Few things are as disappointing as having to cancel your honeymoon or vacation. Yet if you need to do so, take these steps to ensure that you don't lose more money on your reservations than absolutely necessary.
Unless your trip is fully insured for cancellation, you may still have to pay for non-refundable parts of it. Follow these steps to cancel your trip before the vacation is scheduled to take place, rather than waiting till after the dates you intended to travel.
Time Required: 1 hour or more
- Having to cancel a vacation is one of those circumstances when travelers who worked with a travel agent will be glad they did. In that case, all you need do is make one call to the agent, and she can handle the rest. If you bought a vacation through Expedia or Travelocity, call their toll-free number to request assistance.
- Let's assume you booked the vacation yourself. Did you read the small print before you committed to airline or hotel reservations? Then you're ahead of the game and already aware of cancellation policies. If you're like most travelers, you skipped over them. Now go to the company's Web site and acquaint yourself with their rules.
- If you haven't yet joined your airline's and hotel's free frequent traveler clubs, do so now. That identifies you as a loyal customer. Some companies offer members preferential treatment and expedited handling of phone calls to customer service. It may save you waiting time on the phone.
- Hotel reservations tend to be the easiest to cancel without a penalty, as long as you cancel your visit in time. Hilton Hotels, however, is testing a punitive $50 cancellation policy that others may follow. Nonetheless, call the hotel's toll-free number if you need to cancel and have your confirmation number available.
- Travel insurance can come in handy when you have to cancel a vacation -- as long as you meet the policy's requirements for cancellation. "We changed our minds" or "someone lost a job" may not qualify. So again, clarifying the terms beforehand will help you to know how much you can expect to be reimbursed.
- Airline reservations are not easy to cancel, especially if you've bought lowest-fare tickets to afford your vacation. American Airlines, which allows customers to request a refund online, states, "Many tickets contain fare restrictions that limit their refundable value and require fees and/or penalties to be deducted from any refund of the original ticket." That said, "death of the passenger, immediate family member, or traveling companion" are considered extenuating circumstances that will entitle a ticket holder who can present proof to a refund.
- If you are unable to request a flight refund online, contact the airline by phone. Be prepared to spend time on hold.

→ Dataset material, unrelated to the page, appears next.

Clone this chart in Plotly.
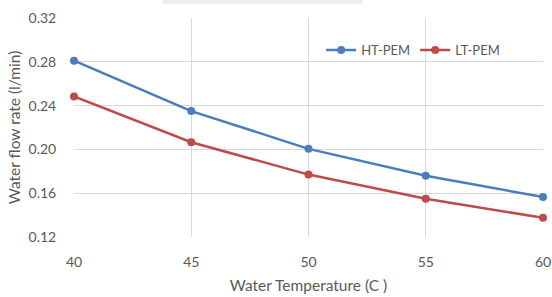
import plotly.graph_objects as go

temperature = [40, 45, 50, 55, 60]
ht_pem = [0.281, 0.235, 0.2005, 0.176, 0.1565]
lt_pem = [0.2484, 0.2065, 0.177, 0.155, 0.1375]
y_ticks = [0.12, 0.16, 0.20, 0.24, 0.28, 0.32]
y_tick_labels = ["0.12", "0.16", "0.20", "0.24", "0.28", "0.32"]
x_ticks = [40, 45, 50, 55, 60]

FONT = "Lato, 'Open Sans', sans-serif"
TXT = "#595959"
GRID = "#d9d9d9"

fig = go.Figure()
fig.add_trace(go.Scatter(x=temperature, y=ht_pem, name="HT-PEM", mode="lines+markers",
                         line=dict(color="#4a7ebb", width=2.5),
                         marker=dict(size=8, color="#4a7ebb"), cliponaxis=False))
fig.add_trace(go.Scatter(x=temperature, y=lt_pem, name="LT-PEM", mode="lines+markers",
                         line=dict(color="#be4b48", width=2.5),
                         marker=dict(size=8, color="#be4b48"), cliponaxis=False))

fig.update_layout(
    width=552, height=297,
    margin=dict(l=74, r=9, t=18, b=60),
    paper_bgcolor="white", plot_bgcolor="white",
    font=dict(family=FONT, size=14, color=TXT),
    showlegend=True,
    legend=dict(orientation="h", x=0.527, y=0.854, xanchor="left", yanchor="middle",
                font=dict(size=13, color=TXT), bgcolor="rgba(0,0,0,0)",
                itemwidth=30, tracegroupgap=0),
    xaxis=dict(range=[40, 60], tickvals=x_ticks, showgrid=True, gridcolor=GRID,
               gridwidth=1, zeroline=False, showline=False, automargin=False,
               ticks="outside", ticklen=12, tickcolor="rgba(0,0,0,0)",
               tickfont=dict(size=14, color=TXT),
               title=dict(text="Water Temperature (C )", font=dict(size=15.5, color=TXT), standoff=11)),
    yaxis=dict(range=[0.12, 0.32], tickvals=y_ticks, ticktext=y_tick_labels,
               showgrid=True, gridcolor=GRID, gridwidth=1, zeroline=False, showline=False,
               automargin=False,
               ticks="outside", ticklen=14, tickcolor="rgba(0,0,0,0)",
               tickfont=dict(size=14, color=TXT),
               title=dict(text="Water flow rate (l/min)", font=dict(size=15.5, color=TXT), standoff=4)),
    shapes=[dict(type="rect", xref="paper", yref="paper", x0=0.19, x1=0.615, y0=1.065, y1=1.085,
                 fillcolor="#ececec", line=dict(width=0), layer="below")],
)

fig.write_html("out.html", config={"displayModeBar": False},
               post_script="document.body.style.margin='0';")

- Remember to cancel car rental reservations. If you are unable to do so digitally using the rental company's Web site and your confirmation number, call its toll-free customer service number. Again, belonging to its frequent-traveler club may help to expedite your call and refund.
- Vacation plans often include more than air, hotel, and car reservations. You may also have bought admission and tour tickets in advance. Here, once again, your reading of the Terms & Conditions before you clicked "buy" makes you an informed consumer. Not all travel products can be canceled at no cost, but it's certainly worth the effort to try.
Broadway show tickets, for instance, are not refundable. But you may be able to recoup some of the loss by selling them on eBay or deducting the cost of the tickets from your taxes by donating them to a charity that accepts such items (remember to get a receipt).
- Get a confirmation number for every element of your vacation when you arrange to cancel it. Hold onto these numbers. Then keep an eye on your credit card charges. It may take a few weeks before your refund shows up. Should you find your card charged after you cancelled, immediately call both your credit card company and the company that levied the charge to reverse the mistake.
- Keep your spirits up. Just because you had to cancel this particular vacation doesn't mean you won't be able to take one in the future.
- Until you can take off on your vacation, have more fun at home:
- Know in advance whether you want to request a cancellation or postponement.
- Keep track of all the calls you make.
- Ask for a cancellation number each time.
- Accept the fact that you may have to take a loss on some components of the vacation.
What You Need:
- A polite, respectful attitude. It can go a long way in getting what you need.
- Good records. Hold onto reservation numbers.
- Speakerphone, so that waiting on hold doesn't keep you tethered to the phone.
- Pen and paper. Get the names of people who help you.